### Excerpted records

============================================================

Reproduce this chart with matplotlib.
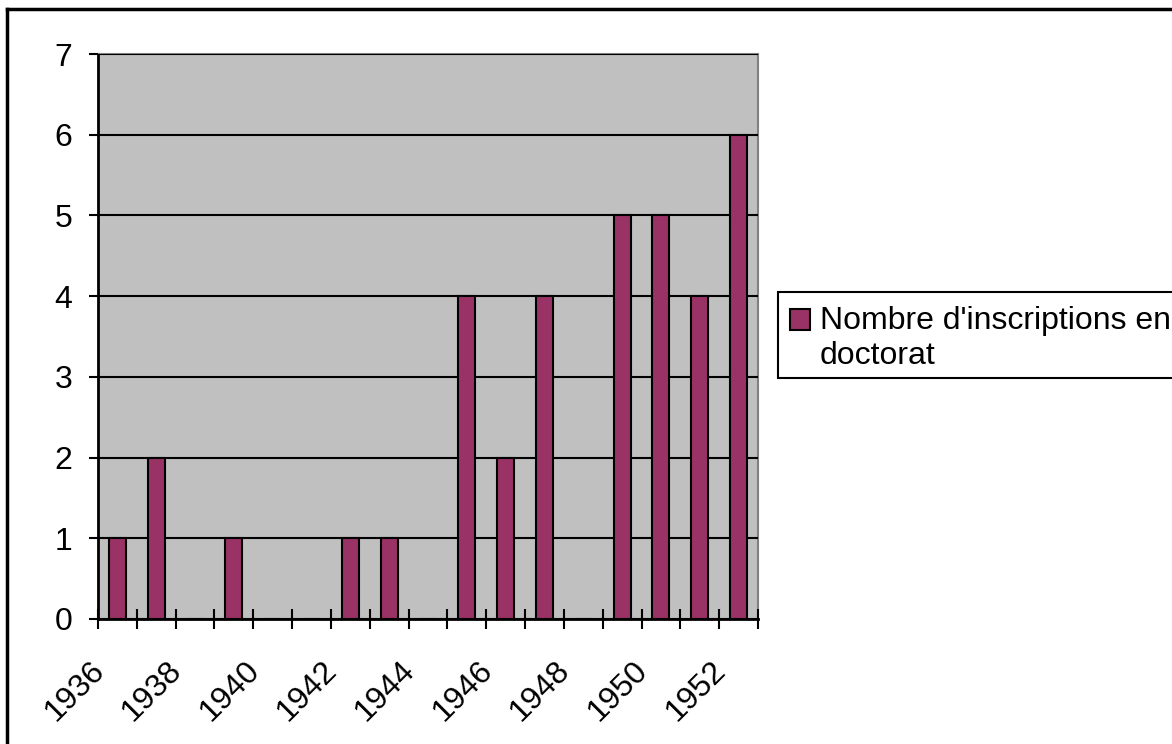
import matplotlib.pyplot as plt
import matplotlib.patches as mpatches
import matplotlib.lines as mlines
from matplotlib.transforms import ScaledTranslation
import numpy as np

years = list(range(1936, 1953))
inscriptions = [1, 2, 0, 1, 0, 0, 1, 1, 0, 4, 2, 4, 0, 5, 5, 4, 6]
label_years = [y for y in years if y % 2 == 0]
series_name = "Nombre d'inscriptions en\ndoctorat"

plt.rcParams['font.family'] = ['Liberation Sans', 'DejaVu Sans']

W, H = 1172, 744
fig = plt.figure(figsize=(W / 100, H / 100), dpi=100)
ax = fig.add_axes([98 / W, 1 - 619 / H, (758 - 98) / W, (619 - 54) / H])

bar_color = '#993366'
x = np.arange(len(years))
ax.set_facecolor('#C0C0C0')
ax.bar(x, inscriptions, width=0.44, color=bar_color, edgecolor='black',
       linewidth=1.5, zorder=3)

ax.set_xlim(-0.5, len(years) - 0.5)
ax.set_ylim(0, 7)
ax.set_yticks(range(0, 8))
ax.yaxis.grid(True, color='black', linewidth=1.5)
ax.set_axisbelow(False)

# tick marks at category boundaries, labels at category centres
ax.set_xticks(np.arange(-0.5, len(years), 1.0))
ax.set_xticklabels([])
ax.tick_params(axis='x', which='major', direction='inout', length=14, width=1.5)
ax.set_xticks([years.index(y) for y in label_years], minor=True)
ax.set_xticklabels([str(y) for y in label_years], minor=True, rotation=45,
                   ha='right', va='top', fontsize=23)
ax.tick_params(axis='x', which='minor', length=0, pad=26)
shift = ScaledTranslation(-7 / 100, 0, fig.dpi_scale_trans)
for lbl in ax.get_xticklabels(minor=True):
    lbl.set_transform(lbl.get_transform() + shift)
ax.tick_params(axis='y', direction='out', length=6.5, width=1.5, labelsize=23, pad=12)

for side in ['left', 'bottom']:
    ax.spines[side].set_linewidth(2)
    ax.spines[side].set_color('black')
for side in ['top', 'right']:
    ax.spines[side].set_linewidth(1.5)
    ax.spines[side].set_color('#808080')

# legend box, drawn by hand so the key sits on the first line
def px(xp, yp):
    return xp / W, 1 - yp / H

fig.patches.append(mpatches.Rectangle(px(778, 378), (1190 - 778) / W, (378 - 292) / H,
                                      transform=fig.transFigure, facecolor='white',
                                      edgecolor='black', linewidth=1.5))
fig.patches.append(mpatches.Rectangle(px(790, 330), 20 / W, 21 / H,
                                      transform=fig.transFigure, facecolor=bar_color,
                                      edgecolor='black', linewidth=1.5))
fig.text(*px(820, 306), series_name, fontsize=23, ha='left', va='top',
         linespacing=1.2)

# chart area border (only top and left edges fall inside the image)
fig.lines.append(mlines.Line2D([7 / W, 1], [1 - 9 / H, 1 - 9 / H],
                               transform=fig.transFigure, color='black', linewidth=2.5))
fig.lines.append(mlines.Line2D([7 / W, 7 / W], [0, 1 - 9 / H],
                               transform=fig.transFigure, color='black', linewidth=2.5))

fig.savefig('out.png', dpi=100)
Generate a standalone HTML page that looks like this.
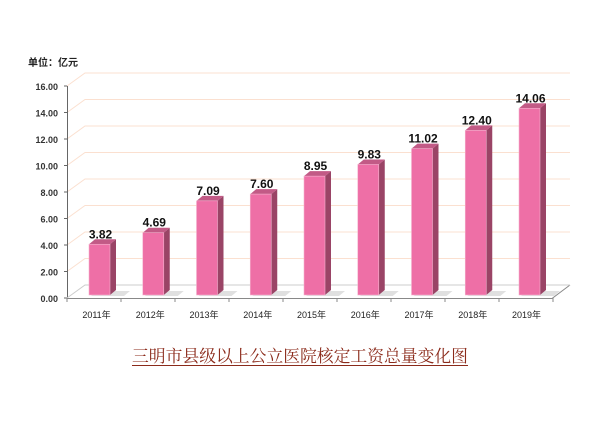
<!DOCTYPE html>
<html><head><meta charset="utf-8"><style>
html,body{margin:0;padding:0;background:#fff;width:600px;height:427px;overflow:hidden}
svg{display:block}
</style></head><body>
<svg width="600" height="427" viewBox="0 0 600 427" xmlns="http://www.w3.org/2000/svg" font-family="Liberation Sans, Noto Sans CJK SC, sans-serif">
<text x="28" y="66" font-size="10" font-weight="bold" fill="#222">单位：亿元</text>
<g stroke="#fbe0d0" stroke-width="1" fill="none" id="grid"></g>
<g id="ax"></g>
<g id="bars"></g>
<text x="300" y="362" text-anchor="middle" font-size="16.8" fill="#8b2a1a" font-family="Liberation Serif, Noto Serif CJK SC, serif" textLength="336" lengthAdjust="spacingAndGlyphs">三明市县级以上公立医院核定工资总量变化图</text>
<line x1="132" y1="365.5" x2="468" y2="365.5" stroke="#8b2a1a" stroke-width="1"/>
<script>
(function(){
var ns="http://www.w3.org/2000/svg";
function el(p,t,a,txt){var e=document.createElementNS(ns,t);for(var k in a)e.setAttribute(k,a[k]);if(txt)e.textContent=txt;p.appendChild(e);return e;}
var g=document.getElementById('grid'),ax=document.getElementById('ax'),b=document.getElementById('bars');
var s=13.25,y0=298;
for(var i=1;i<=8;i++){var y=y0-i*2*s;
 el(g,'polyline',{points:"67,"+y+" 85,"+(y-13)+" 570,"+(y-13)});
}
el(ax,'line',{x1:67.5,y1:86,x2:67.5,y2:298,stroke:'#666'});
for(var i=0;i<=8;i++){var y=y0-i*2*s;
 el(ax,'line',{x1:64,y1:y,x2:67,y2:y,stroke:'#666'});
 el(ax,'text',{x:58,y:y+4,'font-size':9,'font-weight':'bold','text-anchor':'end',fill:'#333'},(i*2).toFixed(2));
}
el(ax,'polyline',{points:"67,298.5 552,298.5 570,285",stroke:'#888',fill:'none'});
el(ax,'polyline',{points:"67,298 85,285 570,285",stroke:'#ccc',fill:'none'});
for(var i=0;i<=9;i++){var x=67+i*54;el(ax,'line',{x1:x,y1:298,x2:x,y2:302,stroke:'#888'});}
var v=[3.82,4.69,7.09,7.60,8.95,9.83,11.02,12.40,14.06];
var yb=295,sc=13.28;
for(var i=0;i<9;i++){
 var x=89+i*53.75,w=21,dx=6,dy=5,ty=yb-v[i]*sc;
 el(b,'polygon',{points:(x+2)+","+(yb+1)+" "+(x+w+dx+8)+","+(yb+1)+" "+(x+w+dx+14)+","+(yb-4)+" "+(x+dx+4)+","+(yb-4),fill:'#ccc',opacity:0.6});
 el(b,'polygon',{points:(x+w)+","+ty+" "+(x+w+dx)+","+(ty-dy)+" "+(x+w+dx)+","+(yb-dy)+" "+(x+w)+","+yb,fill:'#9a4466'});
 el(b,'polygon',{points:x+","+ty+" "+(x+dx)+","+(ty-dy)+" "+(x+w+dx)+","+(ty-dy)+" "+(x+w)+","+ty,fill:'#c25a86'});
 el(b,'rect',{x:x,y:ty,width:w,height:yb-ty,fill:'#ee6fa6',stroke:'#f4b3cf','stroke-width':0.6});
 el(b,'text',{x:x+w/2+1,y:ty-6,'font-size':12,'font-weight':'bold','text-anchor':'middle',fill:'#111'},v[i].toFixed(2));
 el(b,'text',{x:x+w/2-3,y:318,'font-size':9,'text-anchor':'middle',fill:'#222'},(2011+i)+"年");
}
})();
</script>
</svg>
</body></html>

============================================================

### Written exercise
Restate the lines of the records exactly, starting at the first and stopping after the line with "plt.rcParams['font.family'] = ['Liberation". Leave out any picture.

### Answer to this task
Reproduce this chart with matplotlib.
import matplotlib.pyplot as plt
import matplotlib.patches as mpatches
import matplotlib.lines as mlines
from matplotlib.transforms import ScaledTranslation
import numpy as np

years = list(range(1936, 1953))
inscriptions = [1, 2, 0, 1, 0, 0, 1, 1, 0, 4, 2, 4, 0, 5, 5, 4, 6]
label_years = [y for y in years if y % 2 == 0]
series_name = "Nombre d'inscriptions en\ndoctorat"

plt.rcParams['font.family'] = ['Liberation Sans', 'DejaVu Sans']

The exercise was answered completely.